MY TRAVELS, EXPERIENCES AND THOUGHTS ON CYCLING AND MOTORCYCLING. HOWEVER ILL INFORMED

Monday, July 28, 2014

Riding to the Tour Part 7 - Home Now

My wife's on nights and the children are both asleep upstairs. All back to normal after our little jaunt to France.

Whilst Ian retained his equilibrium, I had left Limoges a different man to the one who had arrived, with the sort of feeling only sunshine can endow.

The ride up to Paris was surprisingly painless, each 100 mile chunk evaporating effortlessly and we were soon riding into town. However, my bike began to play up once again, cutting out for no reason, leaving me coasting round city roundabouts, desperately thumbing the starter button. We made it, though the problem is no better and a visit to the dealer is on the cards.

Our hotel was poor. The room smelled slightly damp, the wifi was initially intermittent before disappearing completely, and the croissants were the worst of the week. So we did what you should when you have a bad hotel: we went out. We found somewhere for a couple of beers, before meeting some of Ian's friends for a coffee. After wandering around aimlessly for a while we managed to pay far too much for far too little food and drink, though we also sorted a table for me to work at the next day, before heading back to the hole.

I was up early on Sunday to cover La Course for Cycling Weekly. The event was a women's race organised as part of the final day of the Tour de France. Apart from my extreme sunburn, the day seems to have been a resounding success and a good step in promoting women's cycling. There are issues, however this is not the place for them.

I had two articles to write and met Ian in the prearranged bar and began to work. It was hot and sweat was dripping onto my keyboard. I had interviews to transcribe and two pieces to write, finally completing the task just as Kittel won the Tour stage one kilometre away.

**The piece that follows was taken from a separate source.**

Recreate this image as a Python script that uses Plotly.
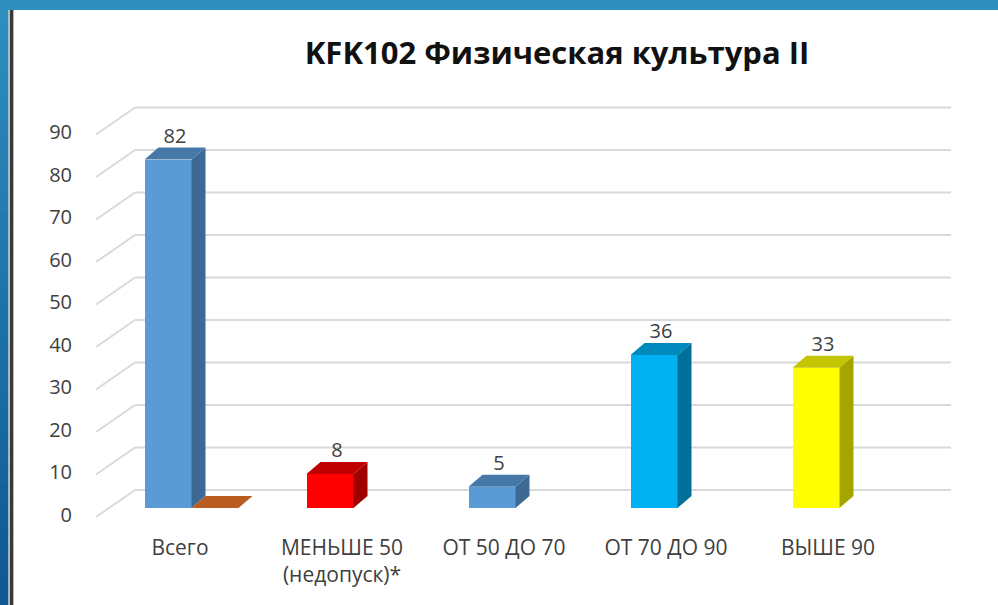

Ian had sat with me while I worked but our partnership was finally broken on the way home when I absent mindedly missed the M25 junction, waving dumbly as Ian headed off. By the time I had nursed the bike home and into the garage, I'd ridden 2002 miles and learnt that I'll never be any good at motorcycling.

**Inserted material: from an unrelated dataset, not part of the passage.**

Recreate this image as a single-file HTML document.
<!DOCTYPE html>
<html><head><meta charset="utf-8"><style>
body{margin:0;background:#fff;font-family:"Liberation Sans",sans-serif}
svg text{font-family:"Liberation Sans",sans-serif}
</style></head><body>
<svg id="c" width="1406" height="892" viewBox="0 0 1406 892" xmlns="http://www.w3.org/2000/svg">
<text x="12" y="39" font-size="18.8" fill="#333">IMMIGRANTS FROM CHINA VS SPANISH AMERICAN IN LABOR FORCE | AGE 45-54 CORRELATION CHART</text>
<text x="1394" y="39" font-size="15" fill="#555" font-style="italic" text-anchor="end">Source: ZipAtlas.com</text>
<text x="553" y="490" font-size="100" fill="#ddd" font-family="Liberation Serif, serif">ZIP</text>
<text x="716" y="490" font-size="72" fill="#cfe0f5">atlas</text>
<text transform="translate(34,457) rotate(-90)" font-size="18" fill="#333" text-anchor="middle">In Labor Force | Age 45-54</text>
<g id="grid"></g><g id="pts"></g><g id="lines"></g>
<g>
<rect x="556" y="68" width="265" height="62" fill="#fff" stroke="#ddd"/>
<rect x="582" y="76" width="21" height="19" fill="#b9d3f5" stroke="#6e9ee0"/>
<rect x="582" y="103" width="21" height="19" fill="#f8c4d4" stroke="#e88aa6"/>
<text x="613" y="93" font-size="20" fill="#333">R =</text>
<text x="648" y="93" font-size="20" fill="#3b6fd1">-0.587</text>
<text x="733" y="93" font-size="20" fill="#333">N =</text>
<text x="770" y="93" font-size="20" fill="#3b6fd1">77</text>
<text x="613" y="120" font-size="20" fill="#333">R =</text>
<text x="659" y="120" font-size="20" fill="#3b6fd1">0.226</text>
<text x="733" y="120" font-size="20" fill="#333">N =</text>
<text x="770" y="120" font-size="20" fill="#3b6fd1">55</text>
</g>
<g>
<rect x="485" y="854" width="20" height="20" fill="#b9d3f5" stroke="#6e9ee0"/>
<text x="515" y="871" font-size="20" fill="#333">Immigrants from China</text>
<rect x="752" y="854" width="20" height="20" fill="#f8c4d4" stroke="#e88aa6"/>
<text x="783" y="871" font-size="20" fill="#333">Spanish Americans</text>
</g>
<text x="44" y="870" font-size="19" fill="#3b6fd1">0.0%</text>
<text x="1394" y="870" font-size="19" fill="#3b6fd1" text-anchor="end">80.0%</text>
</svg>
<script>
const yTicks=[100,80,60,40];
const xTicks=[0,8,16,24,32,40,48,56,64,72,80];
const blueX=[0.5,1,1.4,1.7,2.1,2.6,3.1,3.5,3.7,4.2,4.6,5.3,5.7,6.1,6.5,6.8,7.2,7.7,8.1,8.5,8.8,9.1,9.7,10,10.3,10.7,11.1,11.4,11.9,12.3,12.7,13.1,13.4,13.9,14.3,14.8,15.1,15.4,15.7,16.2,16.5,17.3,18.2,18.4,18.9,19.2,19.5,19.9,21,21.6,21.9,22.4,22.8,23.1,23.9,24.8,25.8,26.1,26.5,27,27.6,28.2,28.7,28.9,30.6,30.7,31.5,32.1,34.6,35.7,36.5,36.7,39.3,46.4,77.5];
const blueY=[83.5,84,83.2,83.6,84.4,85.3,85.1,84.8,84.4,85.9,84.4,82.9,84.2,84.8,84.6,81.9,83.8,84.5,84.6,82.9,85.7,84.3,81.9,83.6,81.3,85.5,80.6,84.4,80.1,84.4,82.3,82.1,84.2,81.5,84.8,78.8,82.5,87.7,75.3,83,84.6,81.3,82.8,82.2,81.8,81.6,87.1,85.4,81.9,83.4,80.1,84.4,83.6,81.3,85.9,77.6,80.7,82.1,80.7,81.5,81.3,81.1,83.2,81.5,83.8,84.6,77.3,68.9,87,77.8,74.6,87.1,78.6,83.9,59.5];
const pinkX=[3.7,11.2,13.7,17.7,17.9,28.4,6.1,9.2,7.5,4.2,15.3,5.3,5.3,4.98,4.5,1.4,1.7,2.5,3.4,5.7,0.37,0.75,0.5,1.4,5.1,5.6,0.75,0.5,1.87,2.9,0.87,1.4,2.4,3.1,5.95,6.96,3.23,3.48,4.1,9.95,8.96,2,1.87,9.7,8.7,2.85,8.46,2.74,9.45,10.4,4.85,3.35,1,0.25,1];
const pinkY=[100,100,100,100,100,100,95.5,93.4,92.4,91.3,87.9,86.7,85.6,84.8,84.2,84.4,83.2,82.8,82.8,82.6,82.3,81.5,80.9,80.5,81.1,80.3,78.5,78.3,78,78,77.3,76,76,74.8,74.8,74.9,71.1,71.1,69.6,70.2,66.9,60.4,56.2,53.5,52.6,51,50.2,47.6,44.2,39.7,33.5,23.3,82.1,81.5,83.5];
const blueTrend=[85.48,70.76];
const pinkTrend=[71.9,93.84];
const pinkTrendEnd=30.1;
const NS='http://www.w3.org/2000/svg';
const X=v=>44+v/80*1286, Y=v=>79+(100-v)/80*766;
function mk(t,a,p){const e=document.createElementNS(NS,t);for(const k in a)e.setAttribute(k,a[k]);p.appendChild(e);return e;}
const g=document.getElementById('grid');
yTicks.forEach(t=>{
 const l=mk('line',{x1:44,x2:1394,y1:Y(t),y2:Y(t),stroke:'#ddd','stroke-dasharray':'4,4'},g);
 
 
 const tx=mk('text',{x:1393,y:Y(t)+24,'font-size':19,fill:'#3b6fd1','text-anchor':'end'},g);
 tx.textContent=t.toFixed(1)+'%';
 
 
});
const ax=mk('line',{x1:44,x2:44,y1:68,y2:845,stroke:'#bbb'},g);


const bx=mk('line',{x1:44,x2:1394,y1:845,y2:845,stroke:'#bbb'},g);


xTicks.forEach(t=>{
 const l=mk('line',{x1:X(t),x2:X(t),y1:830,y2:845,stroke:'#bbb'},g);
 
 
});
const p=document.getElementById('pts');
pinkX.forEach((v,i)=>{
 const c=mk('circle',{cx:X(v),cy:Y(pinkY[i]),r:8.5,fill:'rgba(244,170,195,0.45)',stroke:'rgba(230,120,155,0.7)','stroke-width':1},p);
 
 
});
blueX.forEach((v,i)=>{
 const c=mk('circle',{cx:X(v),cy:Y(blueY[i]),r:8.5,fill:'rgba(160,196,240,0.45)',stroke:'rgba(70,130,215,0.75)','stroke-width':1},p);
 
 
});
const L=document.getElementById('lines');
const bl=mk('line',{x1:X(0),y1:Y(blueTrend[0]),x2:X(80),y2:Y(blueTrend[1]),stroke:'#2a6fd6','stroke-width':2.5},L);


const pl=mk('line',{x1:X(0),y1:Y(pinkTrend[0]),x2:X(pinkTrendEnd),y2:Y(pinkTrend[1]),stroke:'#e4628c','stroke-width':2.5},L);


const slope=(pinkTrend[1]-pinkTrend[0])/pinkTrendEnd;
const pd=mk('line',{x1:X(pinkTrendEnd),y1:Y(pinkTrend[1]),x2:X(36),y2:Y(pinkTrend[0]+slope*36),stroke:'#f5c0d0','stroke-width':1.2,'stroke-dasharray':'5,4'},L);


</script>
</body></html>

It was a great week, the highlight was probably watching Stage 17 from a position above the road on the final climb. I always love the high mountains and riding the Tourmalet was brilliant, despite my ineptitude.

It was my 14th consecutive year going abroad on the bike. Each has been different, places and personnel never the same. Some years have been better than others.
Each trip has become progressively more expensive, it's not cheap and next year time off will be at a premium. Whether there'll be another I don't know.



Friday, July 25, 2014

Riding to the Tour - Part 6

If the first day was about rain, then today was more so. I've ridden in worse rain, but never worse conditions, and that includes a ride from Norwich to Cambridge through snow flurries.

We knew it was coming but hatched a plan to take in reverse the route we'd ridden between Montauban and Lourdes. No, not pushing the bikes backwards.

Grey clouds were floating around Lourdes when we left and, for a while it was as if they were chasing us. They weren't, we didn't realise, but we were chasing them.

I thought for a while we'd get away with it. We rode from Tarbes towards Auch, dodging the rain, though the roads were damp in places. Finally, however, the rain came as we reached the suburbs of Auch.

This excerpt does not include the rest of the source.